Re: fluffy funny or hungry beaver?

From: Eugen Leitl (eugen@leitl.org)
Date: Sun Jun 09 2002 - 06:23:28 MDT

Next message: Natasha Vita-More: "Re: A poem from late last night"
Previous message: scerir: "R: Spiking into Ancient Free Space"
In reply to: Eliezer S. Yudkowsky: "Re: fluffy funny or hungry beaver?"
Next in thread: Eliezer S. Yudkowsky: "Re: fluffy funny or hungry beaver?"
Reply: Eliezer S. Yudkowsky: "Re: fluffy funny or hungry beaver?"
Messages sorted by: [ date ] [ thread ] [ subject ] [ author ] [ attachment ]

On Sat, 8 Jun 2002, Eliezer S. Yudkowsky wrote:

> You asked your questions, I gave the answers, you kept on writing exactly
> the same things. If you don't believe my answers that's one thing, but
> don't accuse me of refusing to answer your questions.

Okay, I'll go through our past exchange (particularly, the last message I
haven't answered yet) and look at the answers.

> But it doesn't have to be *our* seed AI - that is, it doesn't have to

If you make it, it's most assuredly yours. Not mine, not Herman's -- yours.

> be a seed AI where anyone would or could look at it and say, "Hm, this
> seed AI was designed by a programmer who enjoyed reading Terry
> Pratchett novels." I confess to not liking scenarios where Earthgoing
> intelligent life is destroyed - but to steer around such catastrophes

As you very well know, any AI seed that manages to go critical is
defaulted for Blight (termination of local life by side effects, and any
nonexpansive nonlocal life via lightcone-constrained expansion into
space). The seed growth goes over giant, yet uncharted expanses of
complexity. Since you're not a Power yourself, you have no idea how the
growth trajectory will look like. Yet you assert that you can constrain
the unknowable. Always.

> does not, to me, seem to consist of exerting undue influence on the
> future. If you accuse me of intending to set my personal stamp on the
> future, making it in any sense "my" future rather than humanity's
> through abuse of the role I intend to play, then that is a very
> serious accusation and I should like to hear it backed up.

You assume that

1) extinction of humanity is inevitable, most probably by a runaway AI
seed

2) you have no other choice in the matter but to build a runaway AI seed
as countermeasure before 1) occurs

Do above two points represent your position accurately?

> > Sorry, as a human you're too limited to allow decisions on this scale. I
> > don't trust anybody's judgement on this.
>
> Nor do I, of course. That is why a Friendly AI must be more than a proxy
> for the programmers.

That's not what I said. What I said is; I don't trust you with building an
runaway AI seed, Friendly, friendly, or no. Nor do I trust anybody who
goes on two legs with this.

Once again: you have the purely personal choice of building a critical AI,
or not to build it. You belief that you don't have that choice is just
that: a belief. I do not share that belief.

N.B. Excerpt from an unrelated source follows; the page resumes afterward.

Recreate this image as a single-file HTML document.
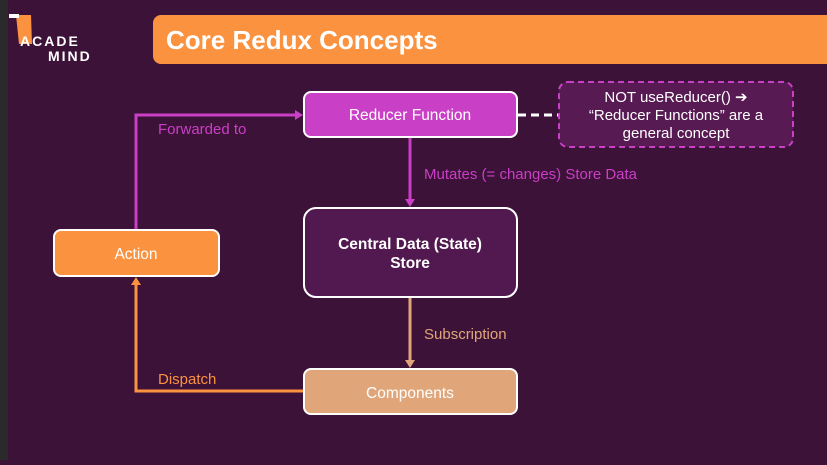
<!DOCTYPE html>
<html><head><meta charset="utf-8"><style>
body{margin:0;width:827px;height:460px;overflow:hidden;background:#3d1238;font-family:"Liberation Sans",sans-serif}
</style></head><body>
<svg width="827" height="460" xmlns="http://www.w3.org/2000/svg" font-family="Liberation Sans, sans-serif">
<rect x="0" y="0" width="827" height="460" fill="#3d1238"/>
<rect x="0" y="0" width="8" height="460" fill="#2a2a2a"/>
<!-- logo -->
<path d="M16 15 L31 15 L32 44 L19 44 Z" fill="#fa923f"/>
<rect x="9" y="14" width="10" height="4" fill="#fff"/>
<text x="20" y="46" fill="#fff" font-size="14" font-weight="bold" letter-spacing="2">ACADE</text>
<text x="48" y="61" fill="#fff" font-size="14" font-weight="bold" letter-spacing="2">MIND</text>
<!-- title -->
<rect x="153" y="15" width="690" height="49" rx="8" fill="#fa923f"/>
<text x="166" y="49" fill="#fff" font-size="26" font-weight="bold">Core Redux Concepts</text>
<!-- connectors -->
<g fill="none" stroke-width="3">
<path d="M136 229 V115 H297" stroke="#c93fc5"/>
<path d="M410 138 V201" stroke="#c93fc5"/>
<path d="M410 298 V362" stroke="#e0a67a"/>
<path d="M303 391 H136 V283" stroke="#fa923f"/>
<path d="M518 115 H558" stroke="#fff" stroke-dasharray="8,5"/>
</g>
<polygon points="303,115 295,110 295,120" fill="#c93fc5"/>
<polygon points="410,207 405,199 415,199" fill="#c93fc5"/>
<polygon points="410,368 405,360 415,360" fill="#e0a67a"/>
<polygon points="136,277 131,285 141,285" fill="#fa923f"/>
<!-- labels -->
<text x="158" y="134" fill="#c93fc5" font-size="15">Forwarded to</text>
<text x="424" y="179" fill="#c93fc5" font-size="15">Mutates (= changes) Store Data</text>
<text x="424" y="339" fill="#e0a67a" font-size="15">Subscription</text>
<text x="158" y="384" fill="#fa923f" font-size="15">Dispatch</text>
<!-- boxes -->
<rect x="304" y="92" width="213" height="45" rx="7" fill="#c93fc5" stroke="#fff" stroke-width="2"/>
<text x="410" y="120" fill="#fff" font-size="15.5" text-anchor="middle">Reducer Function</text>
<rect x="559" y="82" width="234" height="65" rx="9" fill="#581a53" stroke="#c93fc5" stroke-width="2" stroke-dasharray="6,4"/>
<text x="676" y="102" fill="#fff" font-size="15" text-anchor="middle">NOT useReducer() ➔</text>
<text x="676" y="120" fill="#fff" font-size="15" text-anchor="middle">“Reducer Functions” are a</text>
<text x="676" y="138" fill="#fff" font-size="15" text-anchor="middle">general concept</text>
<rect x="304" y="208" width="213" height="89" rx="12" fill="#521850" stroke="#fff" stroke-width="2"/>
<text x="410" y="249" fill="#fff" font-size="15.5" font-weight="bold" text-anchor="middle">Central Data (State)</text>
<text x="410" y="268" fill="#fff" font-size="15.5" font-weight="bold" text-anchor="middle">Store</text>
<rect x="54" y="230" width="165" height="46" rx="7" fill="#fa923f" stroke="#fff" stroke-width="2"/>
<text x="136" y="259" fill="#fff" font-size="15.5" text-anchor="middle">Action</text>
<rect x="304" y="369" width="213" height="45" rx="7" fill="#e0a67a" stroke="#fff" stroke-width="2"/>
<text x="410" y="398" fill="#fff" font-size="15.5" text-anchor="middle">Components</text>
</svg>
</body></html>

The issue on how to enforce a critical AI research ban is separate and
will be addressed in due time. If we're lucky, the policy will be more or
less sane. Because we're early, we might be able to influence some of that
policy, before the likes of Fukuyama stampede all over the place.

> > The good part about enforcing consensus is that none of the players is
> > omnipotent. I'd rather not see a manmade god make a moral error of any
> > magnitude, thankyouverymuch.
>
> A group, an individual, what difference? A moral system is a moral system
> regardless of how many nodes it's implemented on. Either you can figure out
> the stuff that moral systems are made of, or you can't. Arguing about
> whether it should be implemented on N nodes or 1 node is anthropomorphic.

I notice that you once again failed to notice my point. My chief objection
is not to the exact shape of the ad hoc ethical rules, but to the matter
of their enforcement.

I much object to absolute type of enforcement, because you happen to be
the local deity around, and fully in control of the hardware layer.
Regardless of the nature of the deity, absolute control and absolute
enforcement is intrinsically evil.

> I wouldn't like to see a manmade god make a moral error of any magnitude
> either. What's your point?

My point is that you're trying to build that god. I don't. Many other
people don't. In fact there probably are about two people in the whole
world who advocate that publicly (and the general public doesn't listen
only because it thinks they're looniacs).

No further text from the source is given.